Là, sous mes yeux, je vois apparaître, tout autour de ce poulpe manipulé, de la mousse. Juste un peu, puis un peu plus, encore et encore, quasiment jusqu’à ce que le poulpe disparaisse entièrement sous cet amas d’une blancheur éclatante. Le poulpe baigne dans son écume savonneuse, son savon de mer.
Le land’eau
Le pêcheur met en forme enfin une sorte de landau aquatique composé d’un rustre morceau de bois rectangulaire surmonté d’une ou deux bassines abritant les poulpes éreintés. Grâce au morceau de bois, le pêcheur-cajoleur effectue alors un mouvement de balancier qui permet de remuer les habitants des contenants tout en oxygénant l’eau. Tel que l’on bercerait un jeune enfant, les poulpes sont cajolés par leur ex-tortionnaire. C’est le moment pour eux de souffler.
Peu à peu, tonifiés par le mouvement de balancier, la chaire auparavant maigrichonne gonfle. Une forme d’indescriptible magie opère, ils gagnent en épaisseur. Leurs tentacules prennent cette forme gourmande qu’on leur connaît. C’est le clou du spectacle, l’ultime étape. Les poulpes sont prêts à être dégustés. Et désormais c’est au tour du pêcheur de souffler, il a bien travaillé. On pourrait brandir un doigt menaçant, gonflé de colère et pointer, accusateur ce pêcheur pour avoir négligé, impunément, le bien-être de l’animal. J’imagine déjà sa réaction, pleine d’incompréhension.
Je l’ai observé pendant presque une heure, tourner, retourner, frapper, cajoler ses trois poulpes qu’il était parti pêcher le long des rochers dans la matinée. Il n’avait d’yeux que pour eux, ne détournait pour aucune raison son attention soigneuse de leur masse fébrile. Dans son regard, aucune cruauté. Bien au contraire. Une seule lueur brillait, profonde, celle du respect.
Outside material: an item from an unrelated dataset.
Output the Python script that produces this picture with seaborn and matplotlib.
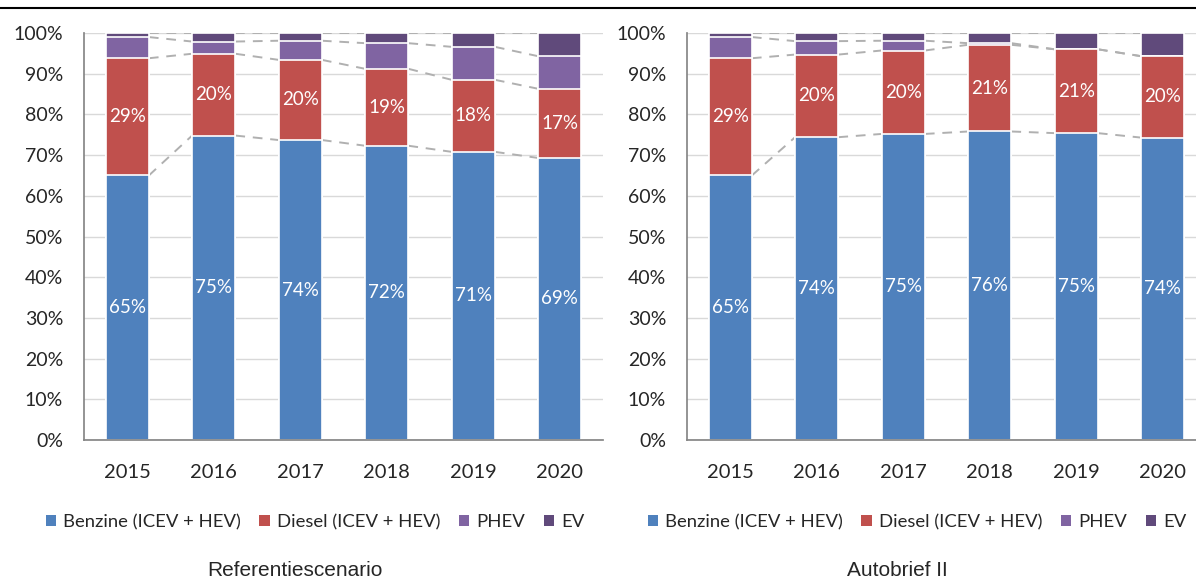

Le respect d’un homme lié par le geste, sur ce tatami de la mer, à l’animal ainsi qu’à ses ancêtres, brouillant de fait les frontières du temps et de l’espace, du bien et du mal.
Il existe encore quelques endroits où le temps et l’argent ne sont pas comptés, où quelques pêcheurs pratiquent encore un savoir-faire hérité du passé. Et si en être témoin a de quoi tourmenter l’âme, au moins on sait. On sait, face à notre assiette, la fourchette piquée dans la chair, la valeur de ce poulpe d’or.
Alors, par pitié, ne vous goinfrez pas, observez, chérissez, savourez.